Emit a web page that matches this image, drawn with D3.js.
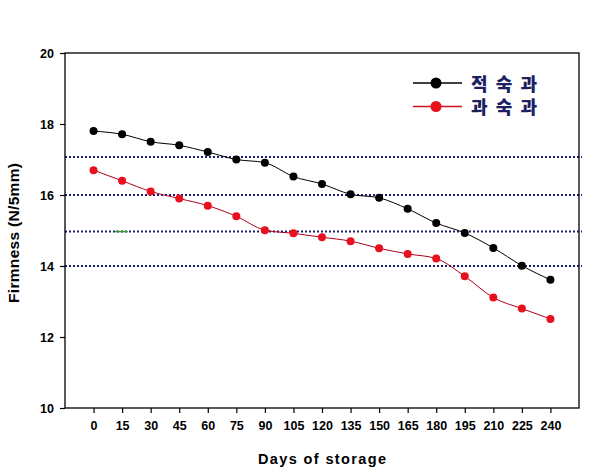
<!DOCTYPE html>
<html><head><meta charset="utf-8">
<script src="https://cdn.jsdelivr.net/npm/d3@7"></script>
<style>html,body{margin:0;padding:0;background:#fff;}</style>
</head><body>
<svg id="c" width="608" height="472"></svg>
<script>
const days = [0,15,30,45,60,75,90,105,120,135,150,165,180,195,210,225,240];
const seriesNames = ["적 숙 과","과 숙 과"];
const ripe = [17.80,17.71,17.50,17.40,17.21,17.00,16.91,16.52,16.31,16.02,15.92,15.61,15.21,14.93,14.51,14.01,13.61];
const overripe = [16.70,16.40,16.10,15.90,15.70,15.40,15.01,14.92,14.81,14.70,14.50,14.34,14.21,13.71,13.11,12.80,12.51];
const yTicks = [10,12,14,16,18,20];
const refLines = [17.07,16,14.97,14];

const svg = d3.select("#c");
const L=65,R=579,T=53,B=408;
const x = d3.scaleLinear().domain([-15,255]).range([L,R]);
const y = d3.scaleLinear().domain([10,20]).range([B,T]);
const font = "Arial, 'Liberation Sans', sans-serif";

// reference dotted lines
svg.selectAll("line.ref").data(refLines).enter().append("line")
  .attr("x1",L).attr("x2",R+3).attr("y1",d=>y(d)).attr("y2",d=>y(d))
  .attr("stroke","#1a1f6e").attr("stroke-width",2).attr("stroke-dasharray","2,2");

// small green artifact
svg.append("line").attr("x1",x(11)).attr("x2",x(18)).attr("y1",y(14.97)).attr("y2",y(14.97))
  .attr("stroke","#3a9a3a").attr("stroke-width",1.5);

// frame
svg.append("rect").attr("x",L).attr("y",T).attr("width",R-L).attr("height",B-T)
  .attr("fill","none").attr("stroke","#000").attr("stroke-width",1.3);

// axes
const yAxis = svg.append("g").attr("transform",`translate(${L},0)`)
  .call(d3.axisLeft(y).tickValues(yTicks).tickSize(5).tickPadding(6).tickFormat(d3.format("d")));
const xAxis = svg.append("g").attr("transform",`translate(0,${B})`)
  .call(d3.axisBottom(x).tickValues(days).tickSize(5).tickPadding(8).tickFormat(d3.format("d")));
[yAxis,xAxis].forEach(g=>{
  g.select(".domain").remove();
  g.selectAll("line").attr("stroke","#000").attr("stroke-width",1.2);
  g.selectAll("text").attr("font-family",font).attr("font-weight","bold").attr("font-size",12.5).attr("fill","#000");
});

// lines
const colors = [{line:"#000",dot:"#000",leg:"#000"},{line:"#b0001a",dot:"#e8101c",leg:"#d0101c"}];
const data = [ripe, overripe];
const lineGen = d3.line().x((d,i)=>x(days[i])).y(d=>y(d)).curve(d3.curveMonotoneX);
data.forEach((s,k)=>{
  svg.append("path").datum(s).attr("d",lineGen).attr("fill","none")
    .attr("stroke",colors[k].line).attr("stroke-width",1);
  svg.selectAll(null).data(s).enter().append("circle")
    .attr("cx",(d,i)=>x(days[i])).attr("cy",d=>y(d)).attr("r",4)
    .attr("fill",colors[k].dot);
});

// legend
seriesNames.forEach((n,k)=>{
  const ly = 83 + k*23.5;
  svg.append("line").attr("x1",413).attr("x2",462).attr("y1",ly).attr("y2",ly)
    .attr("stroke",colors[k].leg).attr("stroke-width",1.5);
  svg.append("circle").attr("cx",436).attr("cy",ly).attr("r",5.5).attr("fill",colors[k].dot);
  svg.append("text").attr("x",471).attr("y",ly+7.5).text(n)
    .attr("font-family","'Noto Sans CJK KR', sans-serif").attr("font-weight","900")
    .attr("font-size",18).attr("fill","#1c2060")
    .attr("textLength",66).attr("lengthAdjust","spacing");
});

// axis titles
svg.append("text").attr("x",258).attr("y",464)
  .attr("font-family",font).attr("font-weight","bold").attr("font-size",14.5)
  .attr("textLength",128).attr("lengthAdjust","spacing")
  .text("Days of storage");
svg.append("text").attr("transform",`translate(18.5,303) rotate(-90)`)
  .attr("font-family",font).attr("font-weight","bold").attr("font-size",15.5)
  .attr("textLength",140).attr("lengthAdjust","spacing")
  .text("Firmness (N/5mm)");
</script>
</body></html>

▶ _Exercise instructions_:
Write out the material above again, word for word, minus its pictures.

▶ _Answer to the exercise_:
Emit a web page that matches this image, drawn with D3.js.
<!DOCTYPE html>
<html><head><meta charset="utf-8">
<script src="https://cdn.jsdelivr.net/npm/d3@7"></script>
<style>html,body{margin:0;padding:0;background:#fff;}</style>
</head><body>
<svg id="c" width="608" height="472"></svg>
<script>
const days = [0,15,30,45,60,75,90,105,120,135,150,165,180,195,210,225,240];
const seriesNames = ["적 숙 과","과 숙 과"];
const ripe = [17.80,17.71,17.50,17.40,17.21,17.00,16.91,16.52,16.31,16.02,15.92,15.61,15.21,14.93,14.51,14.01,13.61];
const overripe = [16.70,16.40,16.10,15.90,15.70,15.40,15.01,14.92,14.81,14.70,14.50,14.34,14.21,13.71,13.11,12.80,12.51];
const yTicks = [10,12,14,16,18,20];
const refLines = [17.07,16,14.97,14];

const svg = d3.select("#c");
const L=65,R=579,T=53,B=408;
const x = d3.scaleLinear().domain([-15,255]).range([L,R]);
const y = d3.scaleLinear().domain([10,20]).range([B,T]);
const font = "Arial, 'Liberation Sans', sans-serif";

// reference dotted lines
svg.selectAll("line.ref").data(refLines).enter().append("line")
  .attr("x1",L).attr("x2",R+3).attr("y1",d=>y(d)).attr("y2",d=>y(d))
  .attr("stroke","#1a1f6e").attr("stroke-width",2).attr("stroke-dasharray","2,2");

// small green artifact
svg.append("line").attr("x1",x(11)).attr("x2",x(18)).attr("y1",y(14.97)).attr("y2",y(14.97))
  .attr("stroke","#3a9a3a").attr("stroke-width",1.5);

// frame
svg.append("rect").attr("x",L).attr("y",T).attr("width",R-L).attr("height",B-T)
  .attr("fill","none").attr("stroke","#000").attr("stroke-width",1.3);

// axes
const yAxis = svg.append("g").attr("transform",`translate(${L},0)`)
  .call(d3.axisLeft(y).tickValues(yTicks).tickSize(5).tickPadding(6).tickFormat(d3.format("d")));
const xAxis = svg.append("g").attr("transform",`translate(0,${B})`)
  .call(d3.axisBottom(x).tickValues(days).tickSize(5).tickPadding(8).tickFormat(d3.format("d")));
[yAxis,xAxis].forEach(g=>{
  g.select(".domain").remove();
  g.selectAll("line").attr("stroke","#000").attr("stroke-width",1.2);
  g.selectAll("text").attr("font-family",font).attr("font-weight","bold").attr("font-size",12.5).attr("fill","#000");
});

// lines
const colors = [{line:"#000",dot:"#000",leg:"#000"},{line:"#b0001a",dot:"#e8101c",leg:"#d0101c"}];
const data = [ripe, overripe];
const lineGen = d3.line().x((d,i)=>x(days[i])).y(d=>y(d)).curve(d3.curveMonotoneX);
data.forEach((s,k)=>{
  svg.append("path").datum(s).attr("d",lineGen).attr("fill","none")
    .attr("stroke",colors[k].line).attr("stroke-width",1);
  svg.selectAll(null).data(s).enter().append("circle")
    .attr("cx",(d,i)=>x(days[i])).attr("cy",d=>y(d)).attr("r",4)
    .attr("fill",colors[k].dot);
});

// legend
seriesNames.forEach((n,k)=>{
  const ly = 83 + k*23.5;
  svg.append("line").attr("x1",413).attr("x2",462).attr("y1",ly).attr("y2",ly)
    .attr("stroke",colors[k].leg).attr("stroke-width",1.5);
  svg.append("circle").attr("cx",436).attr("cy",ly).attr("r",5.5).attr("fill",colors[k].dot);
  svg.append("text").attr("x",471).attr("y",ly+7.5).text(n)
    .attr("font-family","'Noto Sans CJK KR', sans-serif").attr("font-weight","900")
    .attr("font-size",18).attr("fill","#1c2060")
    .attr("textLength",66).attr("lengthAdjust","spacing");
});

// axis titles
svg.append("text").attr("x",258).attr("y",464)
  .attr("font-family",font).attr("font-weight","bold").attr("font-size",14.5)
  .attr("textLength",128).attr("lengthAdjust","spacing")
  .text("Days of storage");
svg.append("text").attr("transform",`translate(18.5,303) rotate(-90)`)
  .attr("font-family",font).attr("font-weight","bold").attr("font-size",15.5)
  .attr("textLength",140).attr("lengthAdjust","spacing")
  .text("Firmness (N/5mm)");
</script>
</body></html>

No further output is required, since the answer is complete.